| 6.097: OPERATING SYSTEM ENGINEERING |
| Fall 2002 |
| Lab 1 |
| Hand out date: Monday September 9th |
| Due date: Thursday September 19th |
Before we get to the bootloader, we need to be familiar with the development environment and the tools we'll be using.
This class assumes you will be working on Athena, where we have built the various necessary tools. In order to access these tools, you should run:
athena% add gnu 6.097 sipb
You can work on Suns or Linux PCs, but not on SGI/Irix machines. It is possible to build these tools for other systems; if you absolutely can not work on Athena, contact one of the TAs.
You should also download the code for the lab and untar it into your working directory. For example,
athena% mkdir ~/6.097 athena% cd ~/6.097 athena% wget http://pdos.lcs.mit.edu/6.097/labs/bootloader/bootloader.tar.gz athena% gtar -zxf bootloader.tar.gz
Developing an operating system on real hardware can be difficult and time-consuming. Instead we'll be using a freely available PC emulator called Bochs. The operating system you'll develop is in some sense just a toy operating system, but it will be "real" enough to run on actual PC hardware. We're just using Bochs to make development easy.

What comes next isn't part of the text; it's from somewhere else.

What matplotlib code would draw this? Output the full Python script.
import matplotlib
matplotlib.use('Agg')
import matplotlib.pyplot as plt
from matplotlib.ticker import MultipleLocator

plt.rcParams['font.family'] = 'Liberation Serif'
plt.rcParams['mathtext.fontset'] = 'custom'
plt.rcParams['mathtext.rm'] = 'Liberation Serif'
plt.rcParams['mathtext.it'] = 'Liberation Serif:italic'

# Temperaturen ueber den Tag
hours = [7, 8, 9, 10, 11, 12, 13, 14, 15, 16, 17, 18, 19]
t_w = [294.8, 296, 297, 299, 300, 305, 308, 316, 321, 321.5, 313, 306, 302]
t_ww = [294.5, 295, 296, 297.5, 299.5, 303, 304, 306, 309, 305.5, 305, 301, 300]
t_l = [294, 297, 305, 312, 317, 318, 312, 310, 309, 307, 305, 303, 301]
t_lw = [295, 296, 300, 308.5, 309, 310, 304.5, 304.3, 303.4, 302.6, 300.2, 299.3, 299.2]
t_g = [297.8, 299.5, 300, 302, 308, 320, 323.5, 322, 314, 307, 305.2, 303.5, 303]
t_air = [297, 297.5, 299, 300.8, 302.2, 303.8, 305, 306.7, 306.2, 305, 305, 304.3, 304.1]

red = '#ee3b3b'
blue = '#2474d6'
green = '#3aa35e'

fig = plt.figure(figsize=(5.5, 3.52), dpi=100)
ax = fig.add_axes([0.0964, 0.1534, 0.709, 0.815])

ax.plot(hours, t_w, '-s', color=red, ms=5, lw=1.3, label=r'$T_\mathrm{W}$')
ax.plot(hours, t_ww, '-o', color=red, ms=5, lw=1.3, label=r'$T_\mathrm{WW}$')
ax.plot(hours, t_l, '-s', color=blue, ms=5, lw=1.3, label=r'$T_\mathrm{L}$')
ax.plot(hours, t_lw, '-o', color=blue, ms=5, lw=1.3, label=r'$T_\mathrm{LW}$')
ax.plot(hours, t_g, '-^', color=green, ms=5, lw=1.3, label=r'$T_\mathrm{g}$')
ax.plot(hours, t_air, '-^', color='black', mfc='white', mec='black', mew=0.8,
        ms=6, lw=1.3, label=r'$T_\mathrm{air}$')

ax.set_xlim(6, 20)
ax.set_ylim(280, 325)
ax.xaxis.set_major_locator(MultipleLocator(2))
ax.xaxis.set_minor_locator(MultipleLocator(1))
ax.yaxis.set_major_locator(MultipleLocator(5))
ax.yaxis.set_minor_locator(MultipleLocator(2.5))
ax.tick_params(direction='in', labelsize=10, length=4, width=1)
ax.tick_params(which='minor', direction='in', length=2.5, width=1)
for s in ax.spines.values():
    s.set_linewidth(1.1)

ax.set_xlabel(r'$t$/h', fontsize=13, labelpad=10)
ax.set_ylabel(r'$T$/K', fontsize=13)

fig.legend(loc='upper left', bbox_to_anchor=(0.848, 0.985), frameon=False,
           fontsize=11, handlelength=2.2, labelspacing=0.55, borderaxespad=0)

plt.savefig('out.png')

Bochs emulates the x86 instruction set and the devices which are common to an IBM PC, such as the keyboard, IDE hard drive, VGA monitor, interrupt controller, and a timer chip, among other devices. In functionality, Bochs is similar to VMWare, though it operates in a very different manner.

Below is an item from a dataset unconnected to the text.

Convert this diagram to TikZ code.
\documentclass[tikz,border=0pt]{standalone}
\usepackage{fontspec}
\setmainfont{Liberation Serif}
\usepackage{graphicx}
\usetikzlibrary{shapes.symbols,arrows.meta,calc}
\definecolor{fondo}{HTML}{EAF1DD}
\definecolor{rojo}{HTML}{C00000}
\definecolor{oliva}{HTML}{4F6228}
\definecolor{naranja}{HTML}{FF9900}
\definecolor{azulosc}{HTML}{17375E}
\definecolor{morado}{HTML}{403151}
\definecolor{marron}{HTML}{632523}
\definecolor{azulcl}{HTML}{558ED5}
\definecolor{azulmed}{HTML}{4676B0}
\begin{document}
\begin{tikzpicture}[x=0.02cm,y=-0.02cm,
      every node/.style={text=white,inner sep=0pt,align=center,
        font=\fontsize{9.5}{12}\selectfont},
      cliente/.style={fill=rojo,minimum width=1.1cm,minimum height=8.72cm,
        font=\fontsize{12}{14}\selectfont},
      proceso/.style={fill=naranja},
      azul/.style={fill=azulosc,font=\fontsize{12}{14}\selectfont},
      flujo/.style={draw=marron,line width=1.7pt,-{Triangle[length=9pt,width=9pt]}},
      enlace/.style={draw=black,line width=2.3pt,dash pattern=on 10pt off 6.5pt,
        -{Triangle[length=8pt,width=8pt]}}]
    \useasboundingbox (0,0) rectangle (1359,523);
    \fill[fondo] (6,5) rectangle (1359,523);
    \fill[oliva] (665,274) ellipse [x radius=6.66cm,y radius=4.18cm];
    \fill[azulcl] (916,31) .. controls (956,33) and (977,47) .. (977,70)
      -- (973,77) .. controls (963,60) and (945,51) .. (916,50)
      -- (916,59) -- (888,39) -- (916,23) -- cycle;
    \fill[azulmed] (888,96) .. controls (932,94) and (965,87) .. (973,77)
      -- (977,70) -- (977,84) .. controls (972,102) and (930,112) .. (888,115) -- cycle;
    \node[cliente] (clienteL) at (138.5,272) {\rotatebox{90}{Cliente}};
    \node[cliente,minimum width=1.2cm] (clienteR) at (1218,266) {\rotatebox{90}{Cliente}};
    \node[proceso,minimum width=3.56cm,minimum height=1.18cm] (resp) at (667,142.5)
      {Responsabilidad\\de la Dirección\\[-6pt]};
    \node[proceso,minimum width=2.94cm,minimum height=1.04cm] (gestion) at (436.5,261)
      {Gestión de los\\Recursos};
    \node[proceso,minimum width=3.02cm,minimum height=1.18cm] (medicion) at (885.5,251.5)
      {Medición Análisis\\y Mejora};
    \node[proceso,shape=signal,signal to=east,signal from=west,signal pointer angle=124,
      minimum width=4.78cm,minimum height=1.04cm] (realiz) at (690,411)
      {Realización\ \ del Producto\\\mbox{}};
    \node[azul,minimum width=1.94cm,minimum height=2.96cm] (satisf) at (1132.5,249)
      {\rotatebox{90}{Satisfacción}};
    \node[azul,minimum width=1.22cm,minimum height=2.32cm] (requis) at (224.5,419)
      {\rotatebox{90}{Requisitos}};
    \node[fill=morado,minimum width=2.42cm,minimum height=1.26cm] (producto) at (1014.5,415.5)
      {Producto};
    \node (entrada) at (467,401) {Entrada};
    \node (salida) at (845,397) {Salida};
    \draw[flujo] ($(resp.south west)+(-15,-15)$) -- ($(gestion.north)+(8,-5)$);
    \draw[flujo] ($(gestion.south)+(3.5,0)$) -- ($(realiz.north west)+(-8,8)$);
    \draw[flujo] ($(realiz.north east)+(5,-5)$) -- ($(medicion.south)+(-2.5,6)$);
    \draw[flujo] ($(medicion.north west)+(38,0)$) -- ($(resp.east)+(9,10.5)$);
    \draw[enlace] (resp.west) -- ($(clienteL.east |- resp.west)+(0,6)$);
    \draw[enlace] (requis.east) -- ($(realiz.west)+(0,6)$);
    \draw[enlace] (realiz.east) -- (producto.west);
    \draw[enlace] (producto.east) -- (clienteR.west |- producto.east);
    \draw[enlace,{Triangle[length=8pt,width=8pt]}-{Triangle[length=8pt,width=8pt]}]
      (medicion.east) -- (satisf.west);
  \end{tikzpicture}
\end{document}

We will begin by showing you how to boot Bochs with a Linux image we
have provided. In your bootloader/linux directory, there
is a Bochs configuration file called .bochsrc and a disk
image file called linux.img. Bochs reads the
.bochsrc to configure itself; one of the configuration
instructions is to treat the file linux.img as the
primary drive of the virtual computer.
To run Bochs, simply enter change into the provided
linux directory and run:
athena% cd ~/6.097/bootloader/linux athena% bochs
When Bochs first starts, hit enter 3 times so that Bochs loads its
configuration from our provided .bochsrc file and starts
running. Bochs immediately dumps you to the debugger. Type 'c' and
enter, to continue running Bochs. You should see Linux boot.

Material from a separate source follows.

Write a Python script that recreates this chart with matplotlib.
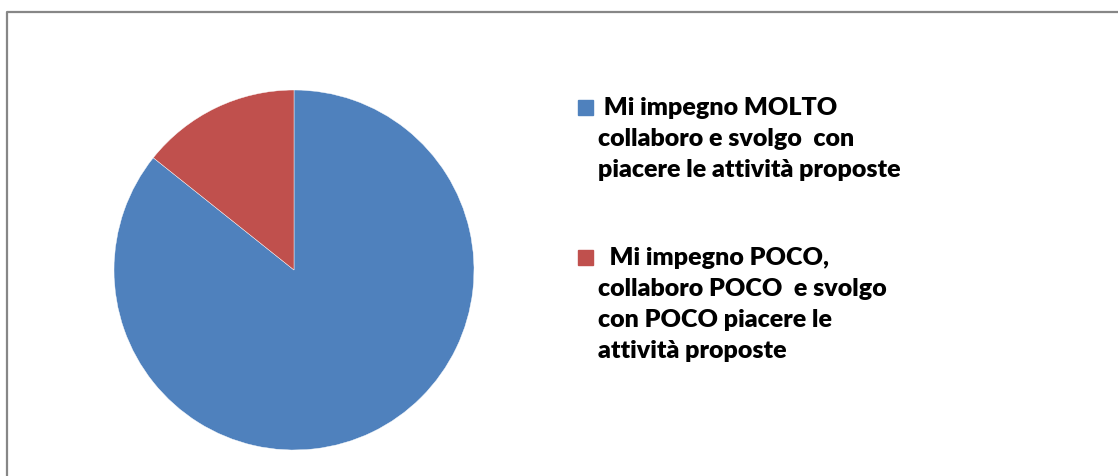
import matplotlib
matplotlib.use("Agg")
import matplotlib.pyplot as plt
from matplotlib.lines import Line2D
from matplotlib.patches import Rectangle

labels = [" Mi impegno MOLTO\ncollaboro e svolgo  con\npiacere le attività proposte",
          "  Mi impegno POCO,\ncollaboro POCO  e svolgo\ncon POCO piacere le\nattività proposte"]
values = [18, 3]
colors = ["#4F81BD", "#C0504D"]

fig = plt.figure(figsize=(11.18, 4.77), dpi=100)
W, H = 1118, 477

# chart frame (left and top edges only visible)
fig.add_artist(Line2D([7 / W, 7 / W, 1.0], [0.0, 1 - 13 / H, 1 - 13 / H],
                      transform=fig.transFigure, color="#878787", lw=1.6))

ax = fig.add_axes([114 / W, 26 / H, 360 / W, 360 / H])
ax.pie(values, colors=colors, startangle=90, counterclock=False,
       wedgeprops=dict(edgecolor="white", linewidth=0.3))
ax.set_xlim(-1, 1)
ax.set_ylim(-1, 1)
ax.set_aspect("equal")
ax.axis("off")

# legend
tops = [101, 251]
for lab, col, top in zip(labels, colors, tops):
    fig.add_artist(Rectangle((578 / W, 1 - (top + 15) / H), 15 / W, 15 / H,
                             transform=fig.transFigure, color=col))
    fig.text(598 / W, 1 - (top - 4) / H, lab, fontsize=18, fontweight="heavy",
             family="Lato", va="top", ha="left", linespacing=1.5)

fig.savefig("out.png", dpi=100)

If you are curious, more information is available on the Bochs home page. There's a good User Guide, though it contains a lot more information than you really need to know.
You do not need to turn anything in for this part of the lab.
If you are not already familiar with x86 assembly the PC Assembly Language Book is an excellent place to start. Hopefully, the book contains mixture of new and old material for you. We recommend reading the entire book, except you should skip all sections after 1.3.5 in chapter 1, and you can also skip chapters 5 and 6, and all sections under 7.2.
Warning: Unfortunately the examples in the book are written for the NASM assembler, whereas we will be using the GNU assembler. NASM uses the so-called Intel syntax while GNU uses the AT&T syntax. While semantically equivalent, an assembly file will differ quite a lot, at least superficially, depending on which syntax is used. Luckily the conversion between the two is pretty simple, and is covered in this reference. Only read the section "The Syntax".
Surely the definitive reference is Intel's instruction set architecture reference.
You should read the recommended chapters of the PC assembly book, and "The Syntax" section of the second reference now. Save the Intel document for later.
You do not need to turn anything in for this part of the lab.
bootloader/src require links:
locore.S,
and
GNUmakefile.
We don't award web page style points. Just make a functional web page, and devote your time to the lab exercises.
For this exercise you're going to learn a bit about Boch's debugger and the PC bootup process. Run the following commands:
athena% cd ~/6.097/bootloader/src/ athena% gmake ex1
Later, we'll examine the output of gmake in detail. But for now, it suffices to know that this compiles ex1.S and produces a Bochs disk image file named disk.img.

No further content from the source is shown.